• Welcome to Sitemap Generator Forum.
 

UNLTD Generator works strange - too slow and never finished

Started by motogonki2, August 01, 2018, 07:09:46 PM

Previous topic - Next topic

motogonki2

Hi there! I am the Sitemap Generator Customer since 2012 or so. So, till this time everything worked good (not perfect, but good). This time I can not finish the crowling operation.

Old version (updated in 2017) crowls around 2.5 hours for 100 000 links and consumes not more than 255 megs of RAM. This one consumes more and more, and after few hours of work drops with different exceptions.

Also, I have a warning instantly in the shell:

PHP Warning:  json_encode(): Invalid UTF-8 sequence in argument in /var/www/vhosts/motogonki.ru/cp.motogonki.ru/generator2018/pages/class.utils.inc.php on line 254

So, I could not generate а page of sitemap for the last 24 hours. Changes settings, sets to '0' (unlimited), no way.

"No sitemaps found
Sitemap was not generated yet, please go to Crawling page to start crawler manually or to setup a cron job."

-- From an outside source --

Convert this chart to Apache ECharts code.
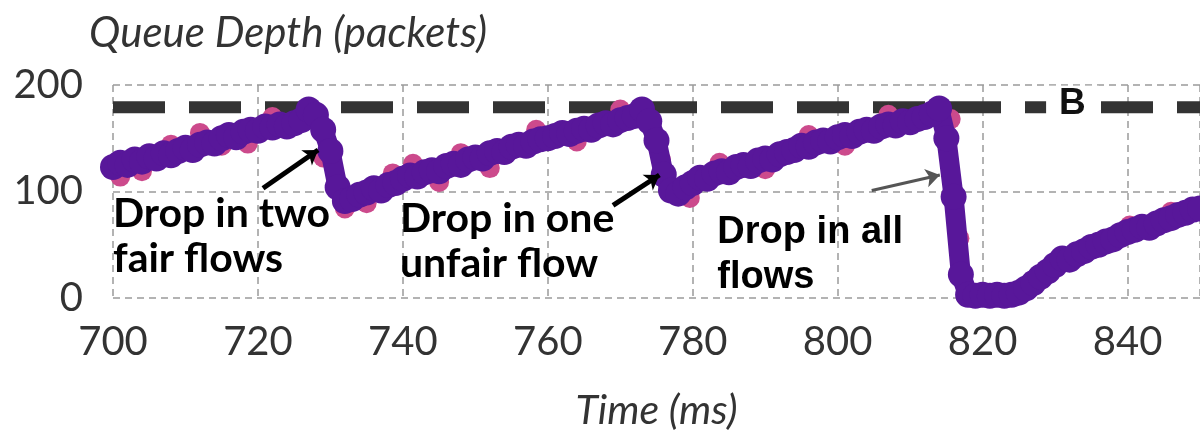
<!DOCTYPE html>
<html>
<head>
<meta charset="utf-8">
<title>Queue Depth</title>
<script src="https://cdn.jsdelivr.net/npm/echarts@6/dist/echarts.min.js"></script>
<style>
    html, body { margin: 0; padding: 0; background: #fff; }
    #chart { width: 1200px; height: 434px; }
</style>
</head>
<body>
<div id="chart"></div>
<script>
(function () {

    'use strict';

    // time axis (ms), one sample per ms
    var timeStart = 700;
    var queueDepth = [
        123, 127, 125, 130, 128, 133, 131, 136, 134, 138,
        141, 139, 144, 146, 145, 150, 153, 151, 156, 158,
        157, 161, 160, 163, 161, 164, 167, 177, 172, 158,
        138, 104, 91, 93, 97, 99, 103, 101, 106, 108,
        112, 115, 114, 118, 120, 119, 124, 126, 125, 130,
        132, 131, 136, 138, 137, 142, 144, 143, 147, 149,
        150, 152, 155, 154, 157, 159, 158, 162, 164, 163,
        167, 169, 171, 177, 166, 148, 116, 101, 98, 104,
        108, 113, 112, 117, 119, 118, 123, 125, 124, 129,
        131, 130, 135, 137, 139, 143, 142, 146, 148, 147,
        151, 153, 152, 156, 158, 157, 161, 163, 162, 166,
        165, 168, 170, 173, 178, 150, 95, 22, 3, 2,
        3, 2, 3, 2, 3, 5, 9, 14, 20, 25,
        31, 37, 36, 41, 44, 48, 50, 53, 55, 59,
        62, 64, 67, 66, 70, 73, 75, 78, 80, 83,
        84
    ];

    // pink samples peeking out around the purple band
    var pinkPoints = [
        [701, 114], [704, 119], [708, 144], [712, 155], [715, 143],
        [718.6, 145], [722, 170], [729, 132], [732, 84], [735, 89],
        [738.6, 117], [741.4, 126], [745, 109], [748, 136], [752, 122],
        [758.4, 158], [764, 147], [770, 177], [775.6, 130], [779.6, 94],
        [783.7, 127], [790, 121], [796, 153], [801, 143], [807, 172],
        [815.6, 168], [816.8, 56], [818, 7], [828, 17], [834, 46],
        [840.3, 68], [846, 81]
    ];

    var bufferLevel = 179;
    var bufferLine = [[700, bufferLevel], [850, bufferLevel]];
    var bufferTag = [[832.4, 182]];

    var notes = [
        {value: [700, 57.7], text: 'Drop in two\nfair flows', font: 'Lato'},
        {value: [739.6, 53], text: 'Drop in one\nunfair flow', font: 'Lato'},
        {value: [783.4, 40.4], text: 'Drop in all\nflows', font: 'Liberation Sans, Arial'}
    ];

    var arrows = [
        {coords: [[720.7, 103], [728.3, 139]], color: '#000', width: 5},
        {coords: [[769, 87], [775.4, 115.5]], color: '#000', width: 5},
        {coords: [[804.7, 101], [814.1, 115.5]], color: '#555', width: 3}
    ];

    var purpleData = queueDepth.map(function (v, i) {
        return [timeStart + i, v];
    });

    var gridLine = {
        show: true,
        lineStyle: {color: '#9a9a9a', width: 1.5, type: [7, 5]}
    };

    var chart = echarts.init(document.getElementById('chart'));

    chart.setOption({
        animation: false,
        title: {
            text: 'Queue Depth (packets)',
            left: 84,
            top: 7,
            textStyle: {
                fontFamily: 'Lato',
                fontStyle: 'italic',
                fontWeight: 'normal',
                fontSize: 42,
                color: '#333'
            }
        },
        grid: {left: 113, right: 0, top: 85, bottom: 136},
        xAxis: {
            type: 'value',
            min: 700,
            max: 850,
            interval: 20,
            axisLine: {show: false},
            axisTick: {show: false},
            splitLine: gridLine,
            axisLabel: {
                fontFamily: 'Lato',
                fontSize: 40,
                color: '#333',
                margin: 24,
                showMaxLabel: false
            },
            name: 'Time (ms)',
            nameLocation: 'middle',
            nameGap: 92,
            nameTextStyle: {
                fontFamily: 'Lato',
                fontStyle: 'italic',
                fontSize: 41,
                color: '#333'
            }
        },
        yAxis: {
            type: 'value',
            min: 0,
            max: 200,
            interval: 100,
            axisLine: {show: false},
            axisTick: {show: false},
            splitLine: gridLine,
            axisLabel: {
                fontFamily: 'Lato',
                fontSize: 40,
                color: '#333',
                margin: 30
            }
        },
        series: [
            {
                name: 'B',
                type: 'line',
                z: 1,
                data: bufferLine,
                symbol: 'none',
                lineStyle: {color: '#333', width: 12, type: [52, 24]}
            },
            {
                name: 'B label',
                type: 'scatter',
                z: 2,
                data: bufferTag,
                symbolSize: 0,
                itemStyle: {opacity: 1},
                label: {
                    show: true,
                    position: 'inside',
                    formatter: 'B',
                    fontFamily: 'Liberation Sans, Arial',
                    fontWeight: 'bold',
                    fontSize: 37,
                    color: '#111',
                    backgroundColor: '#fff',
                    padding: [0, 13, 0, 13]
                }
            },
            {
                name: 'pink',
                type: 'scatter',
                z: 3,
                data: pinkPoints,
                symbolSize: 20,
                itemStyle: {color: '#cc4a8c', opacity: 1}
            },
            {
                name: 'queue',
                type: 'line',
                z: 4,
                data: purpleData,
                symbol: 'circle',
                symbolSize: 26,
                showAllSymbol: true,
                lineStyle: {color: '#58179a', width: 20},
                itemStyle: {color: '#58179a'}
            },
            {
                name: 'arrows',
                type: 'lines',
                coordinateSystem: 'cartesian2d',
                z: 5,
                symbol: ['none', 'arrow'],
                symbolSize: 14,
                data: arrows.map(function (a) {
                    return {coords: a.coords, lineStyle: {color: a.color, width: a.width, opacity: 1}};
                })
            },
            {
                name: 'notes',
                type: 'scatter',
                z: 6,
                symbolSize: 0,
                itemStyle: {opacity: 1},
                data: notes.map(function (n) {
                    return {
                        value: n.value,
                        label: {
                            formatter: n.text,
                            fontFamily: n.font,
                            fontSize: n.font === 'Lato' ? 41 : 38
                        }
                    };
                }),
                label: {
                    show: true,
                    position: 'right',
                    distance: 0,
                    align: 'left',
                    verticalAlign: 'middle',
                    fontWeight: 'bold',
                    lineHeight: 45,
                    color: '#000'
                }
            }
        ]
    });
})();
</script>
</body>
</html>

P.S. Launched on the own server 64Gb RAM/4 CPU under CentOS. Powerfull enuf, for sure. Everything works well else the new Generator.

Old version works as usual. As a spare.

This is the existing Sitemap (0666), generated with old version Generator - [ External links are visible to forum administrators only ]

Also works.

What I do wrong for example? Thanx.


motogonki2

Hello, Oleg!

I also learned that updated Standalone PHP Sitemap Generator (up to v8.0) did not finished its processes after July, 31 2018. It stops every time after 60-75 mins on a 3rd depth level or so, with only 1500-1600 found links, and then can not continue the interrupted session, it initiates a new crowling every time (by submitting "Start creating Sitemap" neither with or without "Continue" checkbox on/off or run crowling in the shell).

In the end, Google can not see most of new articles, so we loosing a lot of incoming trafic because of this issue.

motogonki2

And one more learning:

I just found that The "Unlimited Site Generator" I purchased two days is the same (at the script level, file sizes etc) as the Standalone Site Generator, so I'd like to return the payment and return to using "old" Site Generator.

It's probably someone's mistake, but... for now both do not work for the same reason and in the same way. So why I should pay for the new one? Have no reason for sure.


motogonki2

One more thing: after two days of work one of the processes has been successfully finished! Hallelujah.

But - once again -

The XLS stylesheets have ceased to work. Earlier it was possible to change the header and footer manually, now it's forbidden, and for some reason by default it use the remote stylesheet, not the file that was copied to the folder with the Sitemap XLS. Each time after regeneration, references to styles are lost. How to fix it?

motogonki2

[ External links are visible to forum administrators only ]

XML-Sitemaps Support

Hello,

you can modified generator/pages/mods/sitemap_xml_tpl.xml file for that :
<?xml-stylesheet type="text/xsl" href="http:/yourlinkto/sitemap.xsl"?>
and regenerate sitemap after that.

motogonki2

Hi there, I am back. There's a strange problem with the UNLTD Generator: it spoils some headers of the XML Site Map pages, and Google informed me about it, 3 weeks later. What to do about it?

Google stops parsing there (on 30000-th page from 105000). We have no traffic and losing positions in the Search results every day.

[ External links are visible to forum administrators only ]

Please, check it out and rule it out somehow.

XML-Sitemaps Support

Hello,

it's possible that the script was terminated by the server in the middle of the sitemap file creation.
You can try to reduce the "URLs per sitemap file" setting to make smaller sitemap files to avoid this.

motogonki2

Hi there!

How to rebuild/regenerate all sitemaps files (html/xml) on the site without crawling, using previously collected data? Is it possible?

XML-Sitemaps Support

Hello,

if there is a file named crawl_dump_resume.log in generator/data/ folder, you can copy it to crawl_dump.log (save a copy of it just in case) and run generator, resuming the crawling process - that would be the last saved point of the crawling process.

motogonki2

Quote from: XML-Sitemaps Support on September 12, 2018, 06:46:02 AM
Hello,

it's possible that the script was terminated by the server in the middle of the sitemap file creation.
You can try to reduce the "URLs per sitemap file" setting to make smaller sitemap files to avoid this.

Well, I did as you said. It does not help. More chunks - more errors, and most of them because of wrong EOF or something like this. It does not matter - 2000, 5000 or 20000 links in each file, still there is a enough of errors and unhandled XML.

This never happened before I installed the latest versions of the Unlimited Generator and the upgrade my Standalone Sitemap Generator (PHP) to v8.0, 2018-05-17

motogonki2


XML-Sitemaps Support

Hello,

it means that the generator process was interrupted by the server in the middle of writing the file. The only way to resolve this is to configure the server not to interrupt (kill) generator process I'm afraid.